- **Task objective**
Go through the data below and copy it exactly, skipping every picture.

- **Source excerpt**

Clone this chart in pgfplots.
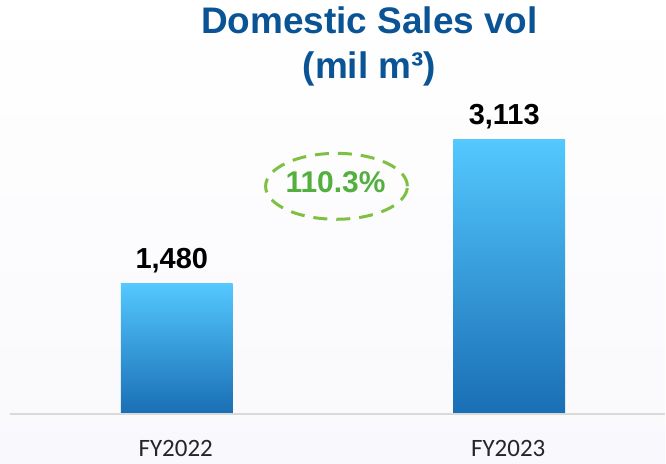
\documentclass[border=0pt]{standalone}
\usepackage{pgfplots}
\pgfplotsset{compat=1.18}
\usepackage{fontspec}
\setmainfont{Liberation Sans}
\newfontfamily\calibri{Carlito}
\definecolor{titleblue}{RGB}{10,84,150}
\definecolor{bartop}{RGB}{84,200,255}
\definecolor{barbot}{RGB}{26,110,180}
\definecolor{pctgreen}{RGB}{84,176,62}
\definecolor{ellgreen}{RGB}{125,192,66}
\definecolor{basegray}{RGB}{217,217,217}
\definecolor{bglav}{RGB}{249,249,253}
\begin{document}
\begin{tikzpicture}[x=1pt,y=1pt]
% background (pixel coords: px -> x, py -> 414-py)
\fill[top color=white, bottom color=bglav] (0,-50) rectangle (666,414);
\begin{axis}[
  at={(0,0)}, anchor=south west,
  scale only axis, width=666pt, height=414pt,
  xmin=-0.53153, xmax=1.46847, ymin=0, ymax=4700,
  axis line style={draw=none},
  major tick length=0pt,
  ytick=\empty,
  xtick={0,1}, xticklabels={FY2022,FY2023},
  xticklabel style={font=\calibri\fontsize{25}{30}\selectfont, anchor=base, yshift=-43pt, xshift=-1pt, text=black!85},
  clip=false,
  /pgf/number format/.cd, 1000 sep={,}, assume math mode=true,
]
\pgfplotsset{mybar/.style={ybar, mark=none, bar width=112pt, bar shift=0pt, draw=none, top color=bartop, bottom color=barbot,
  nodes near coords,
  nodes near coords style={font=\bfseries\fontsize{29}{34}\selectfont, anchor=base, yshift=15pt, xshift=-5pt, text=black}}}
\addplot[mybar] coordinates {(0,1480)};
\addplot[mybar] coordinates {(1,3113)};
\end{axis}
\draw[basegray, line width=2pt] (10,-1) -- (666,-1);
% title
\node[anchor=base, text=titleblue, font=\bfseries\fontsize{37}{44}\selectfont] at (370,381) {Domestic Sales vol};
\node[anchor=base, text=titleblue, font=\bfseries\fontsize{37}{44}\selectfont] at (370,335) {(mil m³)};
% growth ellipse
\draw[ellgreen, line width=3pt, dash pattern=on 14pt off 9pt] (337,227.5) ellipse [x radius=71, y radius=33];
\node[anchor=base, text=pctgreen, font=\bfseries\fontsize{30}{34}\selectfont] at (336,221) {110.3\%};
\end{tikzpicture}
\end{document}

- **Solution to the problem**
Clone this chart in pgfplots.
\documentclass[border=0pt]{standalone}
\usepackage{pgfplots}
\pgfplotsset{compat=1.18}
\usepackage{fontspec}
\setmainfont{Liberation Sans}
\newfontfamily\calibri{Carlito}
\definecolor{titleblue}{RGB}{10,84,150}
\definecolor{bartop}{RGB}{84,200,255}
\definecolor{barbot}{RGB}{26,110,180}
\definecolor{pctgreen}{RGB}{84,176,62}
\definecolor{ellgreen}{RGB}{125,192,66}
\definecolor{basegray}{RGB}{217,217,217}
\definecolor{bglav}{RGB}{249,249,253}
\begin{document}
\begin{tikzpicture}[x=1pt,y=1pt]
% background (pixel coords: px -> x, py -> 414-py)
\fill[top color=white, bottom color=bglav] (0,-50) rectangle (666,414);
\begin{axis}[
  at={(0,0)}, anchor=south west,
  scale only axis, width=666pt, height=414pt,
  xmin=-0.53153, xmax=1.46847, ymin=0, ymax=4700,
  axis line style={draw=none},
  major tick length=0pt,
  ytick=\empty,
  xtick={0,1}, xticklabels={FY2022,FY2023},
  xticklabel style={font=\calibri\fontsize{25}{30}\selectfont, anchor=base, yshift=-43pt, xshift=-1pt, text=black!85},
  clip=false,
  /pgf/number format/.cd, 1000 sep={,}, assume math mode=true,
]
\pgfplotsset{mybar/.style={ybar, mark=none, bar width=112pt, bar shift=0pt, draw=none, top color=bartop, bottom color=barbot,
  nodes near coords,
  nodes near coords style={font=\bfseries\fontsize{29}{34}\selectfont, anchor=base, yshift=15pt, xshift=-5pt, text=black}}}
\addplot[mybar] coordinates {(0,1480)};
\addplot[mybar] coordinates {(1,3113)};
\end{axis}
\draw[basegray, line width=2pt] (10,-1) -- (666,-1);
% title
\node[anchor=base, text=titleblue, font=\bfseries\fontsize{37}{44}\selectfont] at (370,381) {Domestic Sales vol};
\node[anchor=base, text=titleblue, font=\bfseries\fontsize{37}{44}\selectfont] at (370,335) {(mil m³)};
% growth ellipse
\draw[ellgreen, line width=3pt, dash pattern=on 14pt off 9pt] (337,227.5) ellipse [x radius=71, y radius=33];
\node[anchor=base, text=pctgreen, font=\bfseries\fontsize{30}{34}\selectfont] at (336,221) {110.3\%};
\end{tikzpicture}
\end{document}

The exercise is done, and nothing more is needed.